1. The new folder is also called "Data"

2. The tables are already open. They must remain open and their movement should be transparent to the rest of the app.

3. In subsequent runs the app must remember where the tables have been moved to.

4. The original Data folder must be erased.

What's a good, clean way to get this done? Thanks!!


Jim
 
You can use COPY FILE or RENAME TABLE, if condition 2 would not need to be true. I wonder why tables must stay open? You can't move a file, that foxpro has open, you can copy it, but you can't move it, and changes on the open tables will then be made to the old directory. Therefore close all data, then move the files, that's possible.

Bye, Olaf.
 
You're right - the tables don't need to remain open. They just need to be open and accessible after the operation.

What about condition 3?
 
Jim,

The easiest way to move a bunch of files is with the RENAME command. For example:

RENAME c:\Source\*.DBF TO c:\Target\*.DBF

will move all the DBFs from Source to Target. (The target directory must already exist; if it doesn't, use MKDIR to create it.)

As for point 3, there are many possibilities.
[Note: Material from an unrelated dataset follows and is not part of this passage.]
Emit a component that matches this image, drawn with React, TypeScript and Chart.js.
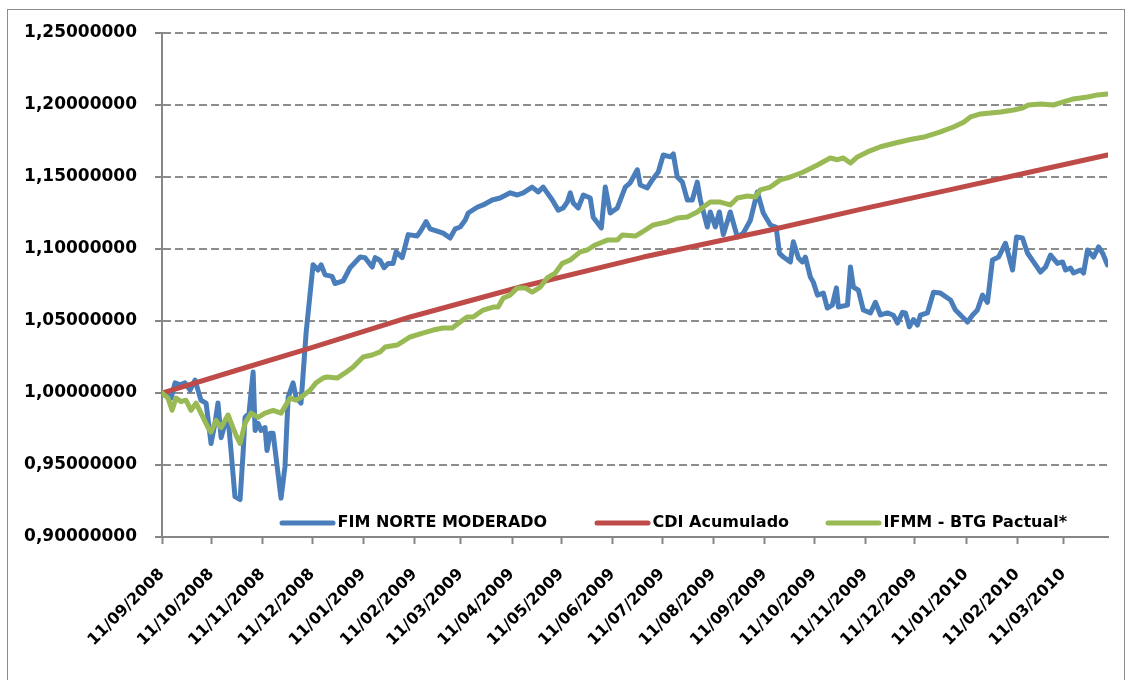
import React, { useEffect, useRef } from "react";
import { Chart, registerables } from "chart.js";

Chart.register(...registerables);

const seriesLabels = ["FIM NORTE MODERADO", "CDI Acumulado", "IFMM - BTG Pactual*"];
const seriesColors = ["#4A7EBB", "#BE4B48", "#98B954"];

const startDate = "11/09/2008";
const tickLabels = [
  "11/09/2008", "11/10/2008", "11/11/2008", "11/12/2008", "11/01/2009", "11/02/2009",
  "11/03/2009", "11/04/2009", "11/05/2009", "11/06/2009", "11/07/2009", "11/08/2009",
  "11/09/2009", "11/10/2009", "11/11/2009", "11/12/2009", "11/01/2010", "11/02/2010",
  "11/03/2010",
];
const lastDay = 573;
const yMin = 0.9;
const yMax = 1.25;
const yStep = 0.05;

// days since 11/09/2008
const fimDays = [
  0, 5.5, 7.9, 10.9, 13.9, 17, 20, 21.8, 23.6, 26.7, 29.7, 32.1, 33.9, 35.8, 38.2, 40, 41.8, 44.2,
  47.3, 49.1, 50.3, 52.7, 55.2, 56.4, 58.2, 60, 62.4, 63.6, 65.5, 67.3, 69.1, 72.1, 74.5, 76.4, 79.4,
  81.2, 84.2, 87.3, 91.5, 94.5, 96.4, 98.8, 103, 104.8, 109.7, 113.9, 120, 123, 127.3, 129.1, 132.1,
  134.5, 137, 140, 141.8, 145.5, 149.1, 154.5, 156.4, 160, 162.4, 170.3, 174.5, 177.6, 180.6, 183.6,
  185.5, 190.9, 194.5, 200, 204.8, 210.9, 215.2, 218.8, 224.2, 227.9, 230.9, 236.4, 240, 243, 245.5,
  247.3, 249.1, 252.1, 255.2, 259.4, 261.2, 266.1, 268.5, 271.5, 275.8, 280.6, 283.6, 287.9, 289.7,
  293.9, 297, 300.6, 303.6, 307.9, 309.7, 312.1, 315.2, 318.2, 321.2, 324.2, 326.1, 330.3, 332.1,
  335.2, 337.6, 340, 344.2, 348.5, 352.1, 356.4, 360.6, 364.2, 368.5, 372, 374, 376.4, 380.6, 382.4,
  385.5, 387.9, 389.7, 392.7, 394.5, 397, 400.6, 403, 406, 408.5, 409.7, 415.2, 417, 418.8, 421.8,
  424.8, 429.1, 432.1, 435.2, 439.4, 443, 445.5, 448.5, 450.3, 452.7, 455.2, 457.6, 459.4, 463.6,
  467.3, 471.5, 477.6, 480.6, 484.8, 487.9, 490.9, 493.9, 497, 500, 503, 506.7, 510.9, 515.2, 517.6,
  521.2, 524.2, 527.9, 532.1, 535.2, 538.2, 542.4, 545.5, 547.3, 550.3, 552.1, 556.4, 558.2, 560.6,
  564.2, 567.3, 569.7, 572.7,
];
const fimValues = [
  1.0, 0.9965, 1.007, 1.0056, 1.007, 1.002, 1.009, 1.002, 0.995, 0.993, 0.965, 0.979, 0.993, 0.969,
  0.979, 0.983, 0.96, 0.928, 0.926, 0.958, 0.983, 0.986, 1.0146, 0.974, 0.979, 0.974, 0.976, 0.96,
  0.972, 0.972, 0.955, 0.927, 0.949, 0.997, 1.007, 0.997, 0.993, 1.042, 1.089, 1.0854, 1.089, 1.082,
  1.081, 1.076, 1.0778, 1.087, 1.0944, 1.094, 1.0875, 1.094, 1.092, 1.087, 1.09, 1.09, 1.098, 1.094,
  1.11, 1.109, 1.112, 1.119, 1.114, 1.111, 1.1076, 1.114, 1.1153, 1.12, 1.125, 1.129, 1.1306, 1.134,
  1.1354, 1.139, 1.1375, 1.139, 1.143, 1.1396, 1.143, 1.134, 1.127, 1.1285, 1.1326, 1.139, 1.132,
  1.1285, 1.1375, 1.1354, 1.122, 1.1146, 1.143, 1.125, 1.1285, 1.143, 1.146, 1.155, 1.1444, 1.1424,
  1.148, 1.1535, 1.1653, 1.164, 1.166, 1.15, 1.1465, 1.134, 1.134, 1.1465, 1.134, 1.1153, 1.1257,
  1.1153, 1.1257, 1.11, 1.1257, 1.1083, 1.111, 1.12, 1.1396, 1.125, 1.1167, 1.115, 1.097, 1.0944,
  1.091, 1.105, 1.0937, 1.091, 1.0944, 1.0806, 1.077, 1.068, 1.0694, 1.059, 1.061, 1.073, 1.0597,
  1.061, 1.0875, 1.0736, 1.0715, 1.0576, 1.0556, 1.063, 1.0542, 1.0556, 1.054, 1.0486, 1.056, 1.0556,
  1.046, 1.051, 1.0472, 1.054, 1.0556, 1.07, 1.0694, 1.0646, 1.0576, 1.0528, 1.0493, 1.054, 1.0576,
  1.068, 1.063, 1.0924, 1.0944, 1.104, 1.0854, 1.1083, 1.1076, 1.0972, 1.091, 1.084, 1.0875, 1.0958,
  1.09, 1.091, 1.0854, 1.0868, 1.0833, 1.0854, 1.0833, 1.0993, 1.0944, 1.1014, 1.0972, 1.0889,
];

const cdiDays = [0, 47.3, 89.7, 150.3, 217, 291.5, 368.5, 423, 477.6, 526, 572.7];
const cdiValues = [1.0, 1.0165, 1.0312, 1.0528, 1.0736, 1.0944, 1.1132, 1.1275, 1.1412, 1.1535, 1.1653];

const ifmmDays = [
  0, 3.6, 6.1, 8.5, 11.5, 14.5, 17.6, 20.6, 23.6, 27.9, 29.7, 32.7, 35.8, 40, 43, 44.8, 47.3, 50.3,
  53.9, 58.2, 62.4, 67.3, 72.1, 77.6, 81.2, 84.2, 89.7, 93.3, 97.6, 100, 106.1, 110.9, 115.8, 121.8,
  127.3, 132.1, 135.2, 142.4, 150.3, 156.4, 164.2, 170.3, 175.8, 180.6, 184.8, 188.5, 194.5, 200.6,
  203.6, 206.7, 210.9, 215.2, 220, 224.2, 229.1, 233.3, 238.2, 242.4, 247.3, 253.3, 257.6, 262.4,
  269.7, 275.8, 278.8, 286.7, 290.9, 297.6, 306.1, 312.1, 318.2, 324.2, 327.9, 332.1, 338.2, 344.2,
  348.5, 354.5, 359.4, 362.4, 368.5, 374.5, 380.6, 388.5, 397, 404.8, 409.1, 412.7, 417, 421.2,
  427.3, 435.2, 444.2, 453.3, 462.4, 471.5, 479.4, 485.5, 489.7, 495.8, 501.8, 507.9, 515.8, 521.2,
  524.8, 532.1, 540, 546, 552.1, 560.6, 566.7, 572.7,
];
const ifmmValues = [
  1.0, 0.9965, 0.988, 0.9965, 0.994, 0.995, 0.988, 0.993, 0.986, 0.976, 0.9729, 0.981, 0.976, 0.9847,
  0.976, 0.9708, 0.965, 0.979, 0.986, 0.983, 0.986, 0.988, 0.986, 0.9965, 0.995, 0.997, 1.002, 1.007,
  1.0104, 1.0111, 1.0104, 1.0139, 1.018, 1.025, 1.0264, 1.0285, 1.032, 1.0333, 1.0389, 1.041, 1.0437,
  1.0451, 1.0451, 1.0493, 1.0528, 1.0528, 1.0576, 1.0597, 1.0597, 1.066, 1.068, 1.073, 1.073, 1.0701,
  1.0736, 1.0799, 1.0833, 1.09, 1.0924, 1.098, 1.0993, 1.1028, 1.1062, 1.1062, 1.1097, 1.109, 1.1118,
  1.1167, 1.1188, 1.1215, 1.1222, 1.1257, 1.1292, 1.1326, 1.1326, 1.1306, 1.1354, 1.1368, 1.1361,
  1.141, 1.143, 1.148, 1.15, 1.1535, 1.1583, 1.1632, 1.162, 1.1632, 1.1597, 1.1639, 1.1674, 1.171,
  1.1736, 1.176, 1.178, 1.1813, 1.1847, 1.188, 1.1917, 1.1938, 1.1944, 1.1951, 1.1965, 1.1979, 1.2,
  1.2007, 1.2, 1.2021, 1.2042, 1.2056, 1.207, 1.2076,
];

const legendOffsets = [118, 433, 664];

function parseDay(label: string): number {
  const [d, m, y] = label.split("/").map(Number);
  const [d0, m0, y0] = startDate.split("/").map(Number);
  return Math.round((Date.UTC(y, m - 1, d) - Date.UTC(y0, m0 - 1, d0)) / 86400000);
}

const tickDays = tickLabels.map(parseDay);

const toPoints = (xs: number[], ys: number[]) => xs.map((x, i) => ({ x, y: ys[i] }));

const FONT = '"DejaVu Sans", "Liberation Sans", sans-serif';

const legendPlugin = {
  id: "insideLegend",
  afterDraw(chart: any) {
    const { ctx, chartArea } = chart;
    const y = chartArea.bottom - 14;
    ctx.save();
    ctx.font = `bold 16px ${FONT}`;
    ctx.textBaseline = "middle";
    ctx.textAlign = "left";
    chart.data.datasets.forEach((ds: any, i: number) => {
      const x0 = chartArea.left + legendOffsets[i];
      ctx.strokeStyle = ds.borderColor;
      ctx.lineWidth = 5;
      ctx.lineCap = "round";
      ctx.beginPath();
      ctx.moveTo(x0 + 2, y);
      ctx.lineTo(x0 + 53, y);
      ctx.stroke();
      ctx.fillStyle = "#000000";
      ctx.fillText(ds.label, x0 + 57.5, y);
    });
    ctx.restore();
  },
};

export default function App() {
  const canvasRef = useRef<HTMLCanvasElement | null>(null);

  useEffect(() => {
    const canvas = canvasRef.current;
    if (!canvas) return;
    const series = [
      toPoints(fimDays, fimValues),
      toPoints(cdiDays, cdiValues),
      toPoints(ifmmDays, ifmmValues),
    ];
    const chart = new Chart(canvas, {
      type: "line",
      data: {
        datasets: series.map((pts, i) => ({
          label: seriesLabels[i],
          data: pts,
          borderColor: seriesColors[i],
          backgroundColor: seriesColors[i],
          borderWidth: 5,
          pointRadius: 0,
          tension: 0,
          borderJoinStyle: "round",
          borderCapStyle: "round",
          order: 2 - i,
        })),
      },
      options: {
        animation: false,
        responsive: false,
        maintainAspectRatio: false,
        devicePixelRatio: 1,
        layout: { padding: { top: 33, right: 25, left: 0, bottom: 0 } },
        plugins: { legend: { display: false }, tooltip: { enabled: false } },
        scales: {
          x: {
            type: "linear",
            min: 0,
            max: lastDay,
            afterBuildTicks: (scale: any) => {
              scale.ticks = tickDays.map((v) => ({ value: v }));
            },
            afterFit: (scale: any) => {
              scale.height = 143;
            },
            ticks: {
              autoSkip: false,
              minRotation: 45,
              maxRotation: 45,
              padding: 21,
              color: "#000000",
              font: { family: FONT, size: 16, weight: "bold" },
              callback: (value: any) => {
                const idx = tickDays.indexOf(Math.round(Number(value)));
                return idx >= 0 ? tickLabels[idx] : "";
              },
            },
            grid: {
              drawOnChartArea: false,
              drawTicks: true,
              tickLength: 7,
              tickColor: "#868686",
              tickWidth: 2,
              color: "#868686",
            },
            border: { display: true, color: "#868686", width: 2 },
          },
          y: {
            type: "linear",
            min: yMin,
            max: yMax,
            afterFit: (scale: any) => {
              scale.width = 162;
            },
            ticks: {
              stepSize: yStep,
              padding: 18,
              color: "#000000",
              font: { family: FONT, size: 17, weight: "bold" },
              callback: (value: any) => Number(value).toFixed(8).replace(".", ","),
            },
            grid: {
              color: "#8c8c8c",
              lineWidth: 2,
              drawTicks: true,
              tickLength: 7,
              tickColor: "#868686",
              tickWidth: 2,
              tickBorderDash: [1, 0],
            },
            border: { display: true, color: "#868686", width: 2, dash: [8, 4] },
          },
        },
      },
      plugins: [legendPlugin],
    } as any);
    return () => chart.destroy();
  }, []);

  return (
    <div
      style={{
        position: "absolute",
        left: 0,
        top: 0,
        width: 1133,
        height: 680,
        overflow: "hidden",
        background: "#ffffff",
      }}
    >
      <canvas
        ref={canvasRef}
        width={1133}
        height={680}
        style={{ position: "absolute", left: 0, top: 0, width: 1133, height: 680 }}
      />
      <div
        style={{
          position: "absolute",
          left: 7,
          top: 9,
          width: 1118,
          height: 700,
          border: "1px solid #8c8c8c",
          boxSizing: "border-box",
          pointerEvents: "none",
        }}
      />
    </div>
  );
}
You could use an INI file to store the new directory path; or you could put it in the registry; or you could use a small table in the application's root directory.

Mike

__________________________________
Mike Lewis (Edinburgh, Scotland)

Visual FoxPro tips, advice, training, consultancy
Custom software for your business
 
Mike's solution is fine if you're on a single-user database (although it perhaps should be *.* rather than *.dbf) but you'll have to put some protection around it for any multi-user system.
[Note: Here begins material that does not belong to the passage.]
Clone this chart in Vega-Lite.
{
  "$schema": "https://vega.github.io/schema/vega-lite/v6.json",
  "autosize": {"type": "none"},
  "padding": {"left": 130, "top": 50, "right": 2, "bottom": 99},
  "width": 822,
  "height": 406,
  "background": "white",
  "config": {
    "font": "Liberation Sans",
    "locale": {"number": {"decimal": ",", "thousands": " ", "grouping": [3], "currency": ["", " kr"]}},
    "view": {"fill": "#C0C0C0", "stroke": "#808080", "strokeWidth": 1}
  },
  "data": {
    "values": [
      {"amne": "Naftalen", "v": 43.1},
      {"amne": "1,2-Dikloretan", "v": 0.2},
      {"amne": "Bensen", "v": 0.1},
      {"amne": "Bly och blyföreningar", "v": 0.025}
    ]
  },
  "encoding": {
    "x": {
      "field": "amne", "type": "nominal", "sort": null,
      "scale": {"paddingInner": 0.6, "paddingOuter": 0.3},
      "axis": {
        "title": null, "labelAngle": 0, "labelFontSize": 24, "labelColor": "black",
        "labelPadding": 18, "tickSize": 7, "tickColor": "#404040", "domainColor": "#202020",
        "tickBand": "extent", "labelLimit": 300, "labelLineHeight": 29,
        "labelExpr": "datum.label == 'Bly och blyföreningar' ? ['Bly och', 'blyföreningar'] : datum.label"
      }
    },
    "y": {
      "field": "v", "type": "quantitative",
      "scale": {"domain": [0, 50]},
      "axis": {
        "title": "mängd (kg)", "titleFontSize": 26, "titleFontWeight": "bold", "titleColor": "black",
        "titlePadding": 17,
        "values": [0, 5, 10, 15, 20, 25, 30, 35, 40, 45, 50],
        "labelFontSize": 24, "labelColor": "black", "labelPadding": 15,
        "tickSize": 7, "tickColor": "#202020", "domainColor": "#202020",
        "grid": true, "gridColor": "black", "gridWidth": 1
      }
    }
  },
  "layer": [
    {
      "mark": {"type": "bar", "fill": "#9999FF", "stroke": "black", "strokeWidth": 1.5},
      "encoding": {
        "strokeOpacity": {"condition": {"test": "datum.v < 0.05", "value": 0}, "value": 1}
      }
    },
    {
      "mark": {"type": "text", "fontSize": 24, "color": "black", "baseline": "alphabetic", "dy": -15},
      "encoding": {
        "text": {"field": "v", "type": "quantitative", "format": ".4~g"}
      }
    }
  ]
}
You'll certainly have to force all the other users to log off before you start the process but you'll also have to prevent any of them logging back in before the process has finished. If someone manages to USE a table before the RENAME process reaches that table then it'll crash (I think) and you'll be left with half the tables in each folder.

You'll also have to look for something more complex if you've got a database container because the dbc will still think that its tables are in the old folder.



Geoff Franklin
 
The only thing seemingly hard to do with point 3 (configuration of the database path), is, that dataenvironments of forms don't change within an exe, if you move the data. But for the dataenvironemnts it will be sufficient, if it finds the table somewhere in a path setup with SET PATH.

So the only difficulty is storing a new path, that itself is easy, use a DBF or INI file or whatever. You could also store it in the registry. It just needs to be in some place your app will find it at start, that does not change. An INI or DBF within eg the "Program Files" folder has the difficulty to be readonly by default, but you can set access rights to such configuration files within the setup you create, that does not need to stay at the default.

In general it's good to have one starting point as registry, ini or whatever you like, containing configuration or even more flexible the paths/connections to further local and central configurations.

Bye, Olaf.
 
Thanks, guys. Am using RENAME and a small dbf in the root directory.